A. As a business man, when I found it was necessary to get the military in there, I would not have undertaken to have done that on Saturday afternoon. I would have waited until the men were employed on Monday, or Tuesday, and then there would not be the danger that there was in doing it on Saturday.

Q. The majority of men being off, of course there was great travel on the streets?

A. Yes, sir.

By Senator Yutzy:

Q. You felt satisfied and easy that there would not be any disturbance up to Saturday—why did you feel easy and satisfied that there would be no trouble up to Saturday?

A. I understood that the military were here, and that would intimidate them. I was tending to my own business, and really. I had not gone out at all to see what was going on on the railroad, although we have a mill opposite, within a mile, perhaps, of the outer depot, across the river, and I came back and forward and everything was quiet; but when I heard of the loss of life and of the firing, which, I think took place on Saturday, and the men coming across and going into the gun shops in the town, breaking them open and destroying them, then I felt that there was danger, because there is this fact: there is a large number of men that were through the war that are not afraid as those who have never smelled powder—they are not very much afraid of it, and they are brave men, and if you understood that there is danger, they say "we know," and you cannot do anything with them. The idea was this: The first I heard of it that they had shot into a crowd, killing men, women, and children indiscriminately. These men are men who are ready to believe anything of the kind, and they will believe what is said among themselves quicker than they would from you or me or anybody else on the outside. They were excited and exasperated, and then you cannot control them, but the men about our mills are not bad men, all of them. We have bad men there and they will get into the mills, but I do not think there is a better class of men anywhere than in Pittsburgh. My own theory is, that these tramps along the line of the railroad had a knowledge of this strike, and might have been congregating in here for two weeks, and these men are always ready to apply the torch at any moment. They came in here and got into it.

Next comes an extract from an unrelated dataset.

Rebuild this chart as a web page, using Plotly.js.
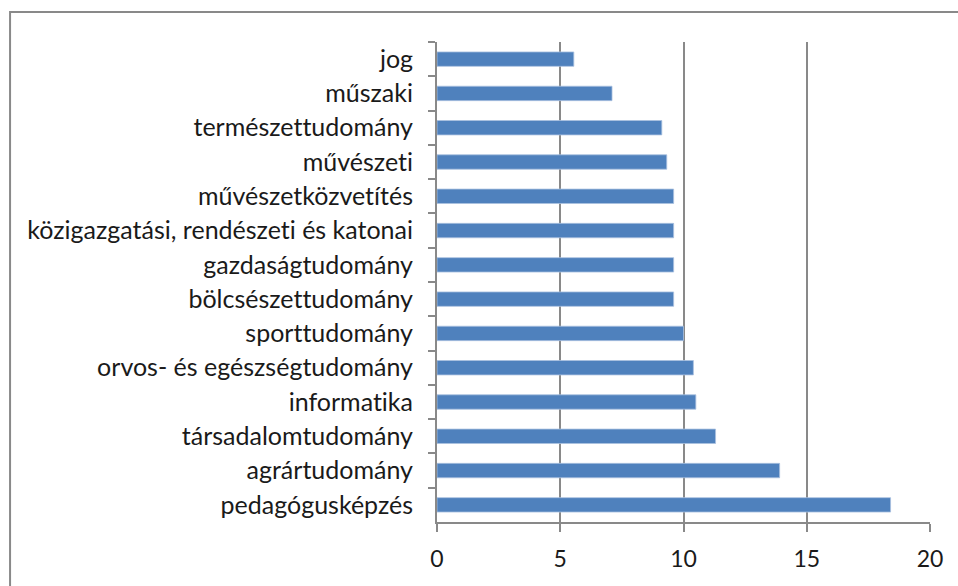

I think a great many of the railroad men had nothing to do, and had no idea whatever of getting anything but their wages—no idea of any loss of life or destruction of property; but when they got in there they had no control of this thing, and they did not know themselves whether the men that had been in the lodge room, perhaps, were with them or against them. The people were paralyzed at the magnitude of this thing.

By Senator Yutzy:

Q. You have a general acquaintance and knowledge of the manufacturing interests of this State. Is there a larger proportion of employés in the manufactories and mining in this vicinity than there is elsewhere in this State?

A. I think there is; I am not familiar with any place where the proportion is so large as it is just here in our city.